Tollwut, Ebola oder das neue Coronavirus: Viren aus dem Tierreich können dem Menschen gefährlich werden. Eine mögliche Gegenstrategie: Wildtiere impfen, und zwar mit Impfstoffen, die sich genau wie Viren selbstständig in einer Population ausbreiten. Die Idee klingt gut, ist aber nicht ganz ohne Tücken.
Viruskrankheiten, die von Tieren auf den Menschen überspringen, sind eine reale Gefahr. Seit Monaten leben wir bereits mit Sars-Cov-2, wir haben weder Impfstoff noch Medikament dagegen und sind dem Virus schutzlos ausgeliefert, weil es eben dauert, Medikament oder Impfstoff zu entwickeln. Vielleicht sollte man die Tiere impfen. Rechtzeitig. Mit Spritzen durch den Dschungel zu laufen und tausende Tiere zu immunisieren, ist jedoch nicht praktikabel. Wissenschaftler forschen deshalb an Impfstoffen, die sich - genau wie eine Krankheit - ganz von alleine ausbreiten. Welches Potential hat die Idee? Und: Wie sicher ist das Ganze?
Meine Recherche zu selbstausbreitenden Impfstoffen beginnt schon lange bevor das neue Corona-Virus in Deutschland unser Leben bestimmt. Ende 2019 schreibe ich die ersten Interviewanfragen an Wissenschaftler, die sich damit beschäftigen, wie man Wildtiere impfen und Zoonosen verhindern könnte. Zwar berichten zu dieser Zeit bereits erste Zeitungen über eine neue Lungenkrankheit in China. Aber niemand in Europa denkt, dass wir damit ein Problem bekommen könnten. Dann kommt alles anders. Meine Recherchereisen im Frühling 2020 kann ich nicht mehr antreten, die Flüge sind gestrichen. Dafür ist das Thema umso brisanter.
"Alle denken, Vampirfledermäuse seien riesige Blutsauger, dabei sind sie recht klein."

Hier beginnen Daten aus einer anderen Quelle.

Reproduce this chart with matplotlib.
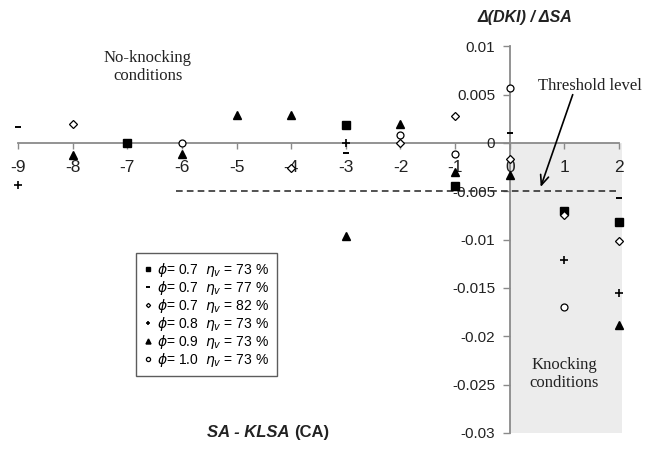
import matplotlib
matplotlib.use("Agg")
import matplotlib.pyplot as plt

# ---- data: Δ(DKI)/ΔSA versus SA - KLSA for each operating condition ----
x_p07_e73 = [-7, -3, -1, 1, 2]
y_p07_e73 = [0.0000, 0.0019, -0.0045, -0.0070, -0.0082]

x_p07_e77 = [-9, -3, 0, 1, 2]
y_p07_e77 = [0.0017, -0.0010, 0.0010, -0.0071, -0.0057]

x_p07_e82 = [-8, -4, -2, -1, 0, 1, 2]
y_p07_e82 = [0.0020, -0.0026, 0.0000, 0.0028, -0.0017, -0.0075, -0.0101]

x_p08_e73 = [-9, -3, 1, 2]
y_p08_e73 = [-0.0043, 0.0000, -0.0121, -0.0155]

x_p09_e73 = [-8, -6, -5, -4, -3, -2, -1, 0, 2]
y_p09_e73 = [-0.0012, -0.0011, 0.0029, 0.0029, -0.0096, 0.0020, -0.0030, -0.0033, -0.0188]

x_p10_e73 = [-6, -2, -1, 0, 1]
y_p10_e73 = [0.0000, 0.0008, -0.0011, 0.0057, -0.0170]

series_labels = [
    r"$\phi$= 0.7  $\eta_v$ = 73 %",
    r"$\phi$= 0.7  $\eta_v$ = 77 %",
    r"$\phi$= 0.7  $\eta_v$ = 82 %",
    r"$\phi$= 0.8  $\eta_v$ = 73 %",
    r"$\phi$= 0.9  $\eta_v$ = 73 %",
    r"$\phi$= 1.0  $\eta_v$ = 73 %",
]

x_ticks = [-9, -8, -7, -6, -5, -4, -3, -2, -1, 0, 1, 2]
y_ticks = [0.01, 0.005, 0, -0.005, -0.01, -0.015, -0.02, -0.025, -0.03]
y_tick_labels = ["0.01", "0.005", "0", "-0.005", "-0.01", "-0.015", "-0.02", "-0.025", "-0.03"]

threshold = -0.005
threshold_start = -6.1
knock_zone = (0, 2.05)

# ---- figure ----
plt.rcParams["font.family"] = ["Liberation Sans", "DejaVu Sans"]
plt.rcParams["mathtext.fontset"] = "dejavusans"

fig = plt.figure(figsize=(6.45, 4.53), dpi=100)
ax = fig.add_axes([0, 0, 1, 1])
ax.set_xlim(-9.329, 2.476)
ax.set_ylim(-0.03207, 0.01479)
ax.patch.set_alpha(0)

axis_grey = "#8a8a8a"
for side in ("top", "right"):
    ax.spines[side].set_visible(False)
ax.spines["left"].set_position(("data", 0))
ax.spines["bottom"].set_position(("data", 0))
ax.spines["left"].set_bounds(-0.03, 0.01)
ax.spines["bottom"].set_bounds(-9, 2)
for side in ("left", "bottom"):
    ax.spines[side].set_color(axis_grey)
    ax.spines[side].set_linewidth(1.3)
    ax.spines[side].set_zorder(1)

ax.set_xticks(x_ticks)
ax.set_xticklabels([str(v) for v in x_ticks])
ax.set_yticks(y_ticks)
ax.set_yticklabels(y_tick_labels)
ax.tick_params(axis="x", direction="out", length=4, width=1, color=axis_grey,
               pad=8.5, labelsize=12.5, labelcolor="#222222")
ax.tick_params(axis="y", direction="out", length=5, width=1, color=axis_grey,
               pad=5.5, labelsize=11, labelcolor="#222222")

# knocking region
ax.fill_between(knock_zone, -0.03, 0, color="#ececec", zorder=0, linewidth=0)

# threshold line
ax.plot([threshold_start, 2], [threshold, threshold], color="#333333",
        linestyle=(0, (4, 2.5)), linewidth=1.2, zorder=2)

# data series
mk = dict(linestyle="none", zorder=4)
ax.plot(x_p07_e73, y_p07_e73, marker="s", ms=5.2, color="black", mec="black", label=series_labels[0], **mk)
ax.plot(x_p07_e77, y_p07_e77, marker="_", ms=4.5, mew=1.4, color="black", label=series_labels[1], **mk)
ax.plot(x_p07_e82, y_p07_e82, marker="D", ms=3.6, mew=0.9, mfc="white", mec="black", label=series_labels[2], **mk)
ax.plot(x_p08_e73, y_p08_e73, marker="+", ms=5.5, mew=1.2, color="black", label=series_labels[3], **mk)
ax.plot(x_p09_e73, y_p09_e73, marker="^", ms=6, color="black", label=series_labels[4], **mk)
ax.plot(x_p10_e73, y_p10_e73, marker="o", ms=5, mew=0.9, mfc="white", mec="black", label=series_labels[5], **mk)

leg = ax.legend(loc="upper left", bbox_to_anchor=(0.211, 0.4415), borderaxespad=0,
                fontsize=10, markerscale=0.6, handlelength=0.6, handletextpad=0.35,
                labelspacing=0.0, borderpad=0.55, fancybox=False, frameon=True)
leg.get_frame().set_edgecolor("#333333")
leg.get_frame().set_linewidth(1.0)

# axis titles
ax.text(0.27, 0.0130, "Δ(DKI) / ΔSA", fontsize=11.5, fontweight="bold", style="italic",
        ha="center", va="center", color="#222222")
t1 = ax.text(-3.95, -0.0300, "SA - KLSA ", fontsize=12, fontweight="bold", style="italic",
             ha="right", va="center", color="#222222")
ax.annotate("(CA)", xy=(1, 0.5), xycoords=t1, fontsize=12, fontweight="bold",
            ha="left", va="center", color="#222222")

# annotations
serif = ["Liberation Serif", "DejaVu Serif"]
ax.text(-6.62, 0.0079, "No-knocking\nconditions", family=serif, fontsize=12,
        ha="center", va="center", linespacing=1.15, color="#222222")
ax.text(0.52, 0.0059, "Threshold level", family=serif, fontsize=12,
        ha="left", va="center", color="#222222")
ax.text(1.0, -0.0239, "Knocking\nconditions", family=serif, fontsize=12,
        ha="center", va="center", linespacing=1.15, color="#222222")
ax.annotate("", xy=(0.567, -0.00455), xytext=(1.153, 0.0050),
            arrowprops=dict(arrowstyle="->,head_length=0.7,head_width=0.3",
                            color="black", lw=1.2, shrinkA=0, shrinkB=0), zorder=5)

fig.savefig("out.png", dpi=100)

Daniel Streicker forscht an der Universität Glasgow über die Ausbreitung von Infektionskrankheiten. Mit der Vampirfledermaus kennt er sich besonders gut aus:
"Sie wiegen nur 40 bis 50 Gramm, und wenn sie ihre Flügel anlegen, dann passen sie leicht auf eine Hand. Ihre Flügelspannweite beträgt zwischen 25 und 30 Zentimeter. Die Fellfarbe ist sehr unterschiedlich. Einige sind braun, andere orangerot, manche haben eine fast weiße Brust. Außerdem sind sie sehr beweglich. Viele andere Fledermäuse sitzen nur auf dem Boden herum, aber die Vampirfledermäuse hüpfen und springen und galoppieren."
Ihren Namen verdanken die Fledertiere ihren rasiermesserscharfen Eckzähnen, mit denen sie Tiere oder in seltenen Fällen auch Menschen beißen, um ihnen Blut abzusaugen. Dabei übertragen sie auch Krankheiten. Seit mehr als 13 Jahren betreibt Streicker Feldforschung in Peru. Dort ist vor allem die Vampirfledermaus-Tollwut ein Problem.
"Das betrifft Kleinbauern mehr als alle anderen. Wenn die ein Tier verlieren oder zwei, dann heißt es gleich, dass kein Geld mehr für Reparaturen da ist oder die Kinder nicht mehr zur Schule gehen können. Es ist eine verheerende Krankheit für Menschen, die sowieso schon in vernachlässigten Gemeinden leben."